Asia Pacific Gaming
World Cup Blamed for Macau’s Weak June Casino Revenue
Posted on: July 1, 2026, 10:49h.
Last updated on: July 1, 2026, 11:43h.
Macau casino revenue fell 12.1% year-over-year in June to MOP18.5 billion (US$2.29 billion), with the 2026 World Cup cited as the culprit for the lower demand.

Macau’s Gaming Inspection and Coordination Bureau reported today that the six casino operators saw their gaming win plummet in June. The kickoff of the 2026 FIFA World Cup was blamed for many gamblers taking their wagers to bookmakers instead of Macau.
June marked the first month in 2026 that saw a year-over-year gross gaming revenue (GGR) decline. The $2.29 billion tally was the year’s lowest monthly result, and marked an 18.1% drop from May, when casino win totaled $2.8 billion.
Through June, year-to-date GGR in Macau totaled $15.7 billion, which remained 6.8% higher despite last month’s difficulties.
Sports Betting Surges
Gaming analysts say the World Cup has diverted gamblers’ attention and discretionary spending, chiefly among the mass and premium mass markets, from Macau to sportsbooks. While most forms of gambling are illegal on the mainland, China allows the public to bet on international soccer matches through the China Sports Lottery.
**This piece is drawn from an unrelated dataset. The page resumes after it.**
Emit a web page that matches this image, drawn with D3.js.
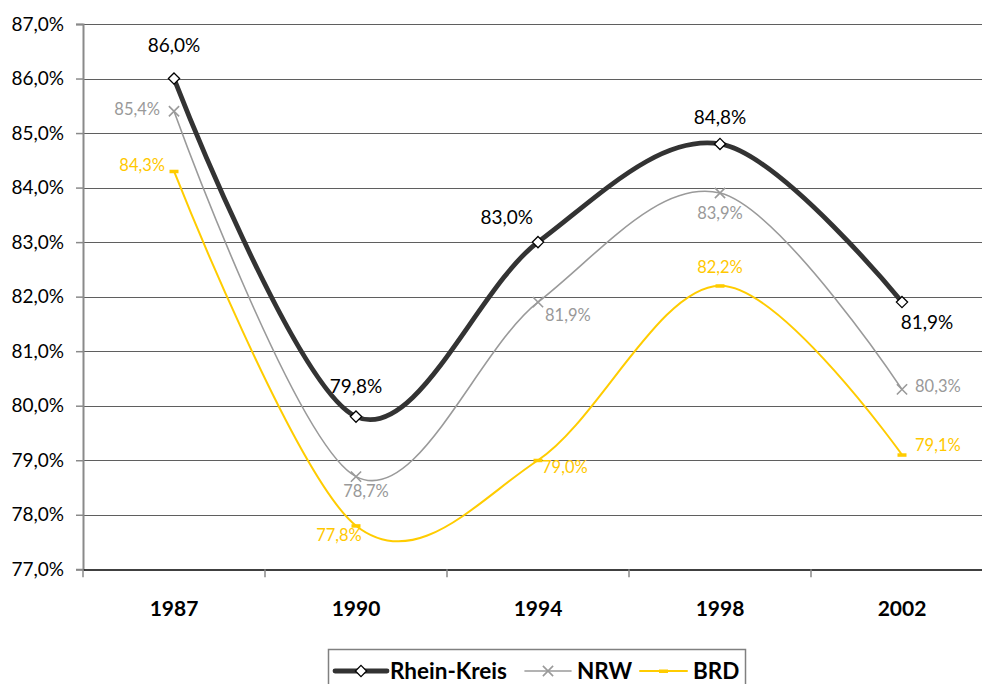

While basketball and ping pong are the most popular sports in China, soccer also commands legions of fans. The Chinese Super League regularly draws large audiences.
The Chinese men’s national football team did not qualify for the 2026 World Cup. The team has only qualified for the tournament once, in 2002.
Analysts predicted that the impact of the World Cup on Macau would be greater in 2026, as the tournament expanded to a 48-team format, increasing the number of matches from 64 to 104. With the Cup in its Knockout Round, more than two weeks remain until a champion is crowned, meaning July could also suffer.
Chinese Economy
Grant Feng, a senior economist at Vanguard, says China is currently amid a “two-speed economy” where its thriving high-tech manufacturing sector is being depressed by a decline in domestic consumer demand.
“Solid near-term growth reduces the urgency for near‑term stimulus. However, warning signs from the domestic economy are likely to keep policymakers on alert and may accelerate the rollout of policy support. The People’s Bank of China will likely remain on hold this year, with a preference for structural tools for targeted sectors rather than a broad-based policy rate cut,” Feng wrote.
In March 2025, Beijing rolled out a $1.4 trillion stimulus package to help the economy that was greatly impacted by US President Donald Trump’s trade tariffs on exported goods from China.